Beenox also ported the Edge of Time experience to the Nintendo 3DS handheld and it many respects it’s both impressive and a let down. Impressive in that they managed to squeeze the entire experience, cut-scenes, voices and all to the system. Getting this to work did require a lot of sacrifices, however. For one the colors, especially the red on Spider-Man’s costume looks very dull and doesn’t quite “pop.” Secondly, the second stick for camera adjustment heavy experience isn’t best suited to a system where the you have to stop moving to adjust your perspective with the D-pad exclusively. This was a game that was more than likely deeply in development before the announcement of the circle-pad pro accessory and does not support that peripheral, but if it was the case where it did, it would be instantly more recommended and an excuse to buy that add-on.

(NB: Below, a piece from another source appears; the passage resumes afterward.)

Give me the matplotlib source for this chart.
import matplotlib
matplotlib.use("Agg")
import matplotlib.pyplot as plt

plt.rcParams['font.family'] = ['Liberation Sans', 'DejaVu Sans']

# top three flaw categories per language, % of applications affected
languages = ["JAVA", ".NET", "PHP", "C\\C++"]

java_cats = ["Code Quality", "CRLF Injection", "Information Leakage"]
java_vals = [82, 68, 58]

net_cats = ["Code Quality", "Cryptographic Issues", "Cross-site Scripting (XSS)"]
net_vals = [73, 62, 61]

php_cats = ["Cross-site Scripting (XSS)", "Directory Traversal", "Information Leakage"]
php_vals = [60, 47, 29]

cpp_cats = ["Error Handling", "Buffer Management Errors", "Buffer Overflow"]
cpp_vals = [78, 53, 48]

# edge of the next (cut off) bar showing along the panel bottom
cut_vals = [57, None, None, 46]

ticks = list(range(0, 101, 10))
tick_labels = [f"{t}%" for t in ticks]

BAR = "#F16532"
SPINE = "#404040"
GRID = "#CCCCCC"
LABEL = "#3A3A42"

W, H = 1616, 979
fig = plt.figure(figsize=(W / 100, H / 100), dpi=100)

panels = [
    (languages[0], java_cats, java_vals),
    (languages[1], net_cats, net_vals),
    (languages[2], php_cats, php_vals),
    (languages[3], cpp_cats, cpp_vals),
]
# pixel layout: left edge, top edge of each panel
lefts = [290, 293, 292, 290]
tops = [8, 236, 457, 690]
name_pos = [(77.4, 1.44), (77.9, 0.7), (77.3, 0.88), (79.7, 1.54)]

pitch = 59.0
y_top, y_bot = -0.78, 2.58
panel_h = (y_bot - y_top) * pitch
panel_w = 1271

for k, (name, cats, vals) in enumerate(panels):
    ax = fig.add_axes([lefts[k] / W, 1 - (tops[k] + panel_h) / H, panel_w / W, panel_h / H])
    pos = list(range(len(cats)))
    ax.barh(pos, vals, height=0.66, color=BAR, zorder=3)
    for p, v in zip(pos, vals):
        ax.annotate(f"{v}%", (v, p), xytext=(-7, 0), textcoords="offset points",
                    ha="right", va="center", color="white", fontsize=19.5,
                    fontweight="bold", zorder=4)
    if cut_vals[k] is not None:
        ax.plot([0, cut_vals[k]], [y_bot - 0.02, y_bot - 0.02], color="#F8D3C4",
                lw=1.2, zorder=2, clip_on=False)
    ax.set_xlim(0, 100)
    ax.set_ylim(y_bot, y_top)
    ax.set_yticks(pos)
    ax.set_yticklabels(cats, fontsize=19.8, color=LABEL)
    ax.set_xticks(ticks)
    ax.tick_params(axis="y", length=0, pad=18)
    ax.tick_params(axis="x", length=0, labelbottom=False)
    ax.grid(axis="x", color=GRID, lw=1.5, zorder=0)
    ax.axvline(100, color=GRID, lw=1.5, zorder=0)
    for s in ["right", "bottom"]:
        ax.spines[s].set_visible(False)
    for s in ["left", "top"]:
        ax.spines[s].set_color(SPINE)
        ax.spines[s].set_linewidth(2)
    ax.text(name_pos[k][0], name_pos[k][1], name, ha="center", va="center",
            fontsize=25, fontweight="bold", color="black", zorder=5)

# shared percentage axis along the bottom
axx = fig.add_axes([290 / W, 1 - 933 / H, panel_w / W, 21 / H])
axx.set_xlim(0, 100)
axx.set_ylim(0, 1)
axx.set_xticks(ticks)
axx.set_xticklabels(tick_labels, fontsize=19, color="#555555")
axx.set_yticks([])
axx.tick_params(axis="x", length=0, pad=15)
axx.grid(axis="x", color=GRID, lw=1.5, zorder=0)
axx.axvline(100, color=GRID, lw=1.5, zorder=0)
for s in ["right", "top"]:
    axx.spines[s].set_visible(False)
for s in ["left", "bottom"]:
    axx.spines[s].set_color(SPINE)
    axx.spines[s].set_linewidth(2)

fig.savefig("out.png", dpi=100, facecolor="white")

Adjusting your expectations accordingly will determine whether or not you want to dive into Edge of Time. If you’re in the camp of playing Spider-Man games to simply swing around, you would do yourself a favor to look elsewhere. If however, you think the idea of a really good Spider-Man story built around a fun combat engine is something you can live with, I urge you to pick this game up. I really wish that Beenox had been given enough time to properly develop this game like they did with their first Spider-Man outing, either that or Activision has promoted this game as an expansion, like a Dragon Age Origins: Awakening, perhaps even at a discounted price. Edge of Time is probably one of the best Spider-Man stories in a video game that is at best an above average game, destined to be a sub-par follow-up like Spider-Man 2: Enter Electro before it.